Elasticsearch Memory Pressure from Unindexed Schema Fields

critical

Resource ContentionUpdated Oct 8, 2025

DataHub's search performance degrades when Elasticsearch cluster memory is exhausted by unoptimized index mappings or excessive schema fields. High heap usage combined with slow search queries indicates index buffer or field data cache exhaustion.

Sources

Monitoring DataHubdocs.datahub.com

DataHub Performance Optimizationsupport.datahub.com

Technologies:

DataHubSymptoms of this issue are visible in DataHub metrics and logs

ElasticsearchThe root cause of this issue originates in Elasticsearch

How to detect:

Monitor jvm_memory_used (Elasticsearch heap) approaching 85%+ of limits. Correlate with elasticsearch_index operation latency spikes and search query timeouts.
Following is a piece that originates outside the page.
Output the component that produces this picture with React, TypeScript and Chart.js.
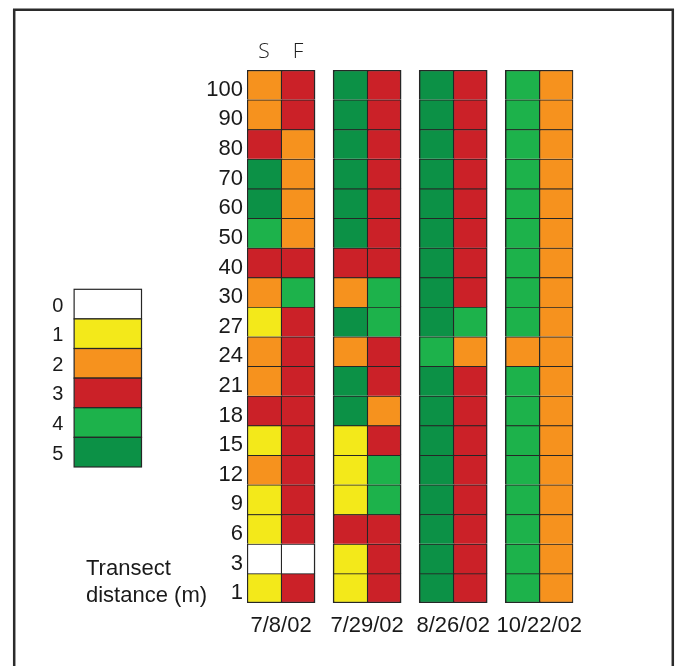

Check thread_pool.write.queue_size and thread_pool.search.queue_size for rejections.

Recommended action:

Optimize Elasticsearch indices.memory.index_buffer_size (default 10%, increase to 30% for write-heavy workloads). Scale Elasticsearch replicas horizontally. Review schema metadata ingestion to reduce field cardinality. Enable SSD storage for better I/O. Increase ES_JAVA_OPTS heap to 50% of container memory. Add indexes on frequently-queried fields.